Historian Tom Henry will reveal the grim history of U.S. Civil War prisons, both North and South, in his illustrated talk “Prisons: The Dark Side of the Civil War” at Oneida Public Library Thursday, Oct. 10, at 7 p.m.

“Lost in the romance of the Civil War is the fact that nearly 10 percent of all deaths, 61,000, occurred in enemy managed prisons,” Henry noted. “Andersonville and Elmira are names etched in infamy, testaments to the intentional cruelty of war. Using these two prisons as primary examples, we will explore the dark world of Civil War prisons and the policy makers who created the nightmare.”

Henry last appeared at the OPL in June to present “Gettysburg: Central New Yorkers Hold the Line,” a well-received illustrated talk on the vital role the Union troops from Cortland, Madison, Oneida, Onondaga and Oswego counties played in the Battle of Gettysburg June 1-3, 1863. His continuing research into the Elmira Prison during the Civil War has led him to study the full scope of prisoner-of-war camps both North and South.

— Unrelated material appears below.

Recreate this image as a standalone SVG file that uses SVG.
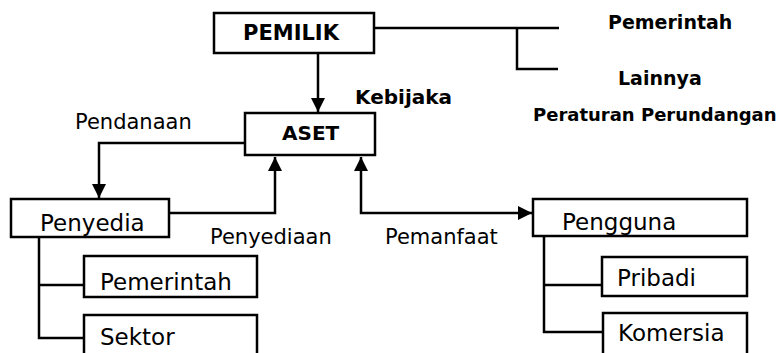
<svg xmlns="http://www.w3.org/2000/svg" width="778" height="353" viewBox="0 0 778 353">
<style>
.box{fill:#fff;stroke:#000;stroke-width:2.5}
.ln{fill:none;stroke:#000;stroke-width:2.5}
.t{font-family:"DejaVu Sans","Liberation Sans",sans-serif;fill:#000}
.b{font-weight:bold}
.bx{font-size:23px}
.lb{font-size:21px}
</style>
<defs>
<marker id="ah" viewBox="0 0 14 14" refX="14" refY="7" markerWidth="14" markerHeight="14" markerUnits="userSpaceOnUse" orient="auto-start-reverse">
<path d="M0,0 L14,7 L0,14 z" fill="#000"/>
</marker>
</defs>
<rect width="778" height="353" fill="#fff"/>
<g id="connectors">
<path class="ln" d="M318,53 V112" marker-end="url(#ah)"/>
<path class="ln" d="M374,28 H559 M517,28 V69 H558"/>
<path class="ln" d="M245,143 H99 V198" marker-end="url(#ah)"/>
<path class="ln" d="M169,213 H275 V157" marker-end="url(#ah)"/>
<path class="ln" d="M361,157 V213 H532" marker-start="url(#ah)" marker-end="url(#ah)"/>
<path class="ln" d="M39,237 V338 H84 M39,285 H84"/>
<path class="ln" d="M544,236 V332 H603 M544,285 H602"/>
</g>
<g id="pemilik">
<rect class="box" x="214" y="13" width="160" height="40"/>
<text class="t b" x="243" y="40" font-size="21">PEMILIK</text>
</g>
<g id="aset">
<rect class="box" x="245" y="113" width="130" height="42"/>
<text class="t b" x="282" y="140" font-size="20">ASET</text>
</g>
<g id="penyedia">
<rect class="box" x="11" y="199" width="158" height="38"/>
<text class="t bx" x="40" y="231">Penyedia</text>
</g>
<g id="pemerintah-box">
<rect class="box" x="84" y="256" width="173" height="41"/>
<text class="t bx" x="100" y="290">Pemerintah</text>
</g>
<g id="sektor">
<rect class="box" x="84" y="315" width="173" height="50"/>
<text class="t bx" x="100" y="345">Sektor</text>
</g>
<g id="pengguna">
<rect class="box" x="533" y="199" width="214" height="37"/>
<text class="t bx" x="562" y="230">Pengguna</text>
</g>
<g id="pribadi">
<rect class="box" x="602" y="257" width="145" height="39"/>
<text class="t bx" x="617" y="286">Pribadi</text>
</g>
<g id="komersia">
<rect class="box" x="603" y="313" width="144" height="50"/>
<text class="t bx" x="618" y="341">Komersia</text>
</g>
<g id="labels">
<text class="t b" x="608" y="29" font-size="19">Pemerintah</text>
<text class="t b" x="618" y="85" font-size="19">Lainnya</text>
<text class="t b" x="533" y="121" font-size="18">Peraturan Perundangan</text>
<text class="t b" x="355" y="104" font-size="20">Kebijaka</text>
<text class="t lb" x="75" y="129">Pendanaan</text>
<text class="t lb" x="210" y="244">Penyediaan</text>
<text class="t lb" x="385" y="244">Pemanfaat</text>
</g>
</svg>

Henry, who retired from teaching social studies at Liverpool High School in 2009, has taught as an adjunct professor of history at S.U.N.Y. at Cortland and at Syracuse University and given courses on U.S. history, the U.S. Constitution and the U.S. Supreme Court at Oasis Senior Living in Syracuse. He was first runner up for the 1999 New York State Teacher of the Year award and was honored as the 2002 N.Y.S. Social Studies Teacher of the Year. Henry has been a writer for the education division of Colonial Williamsburg since 1997 and serves as a master teacher in Colonial Williamsburg’s Idea of America program.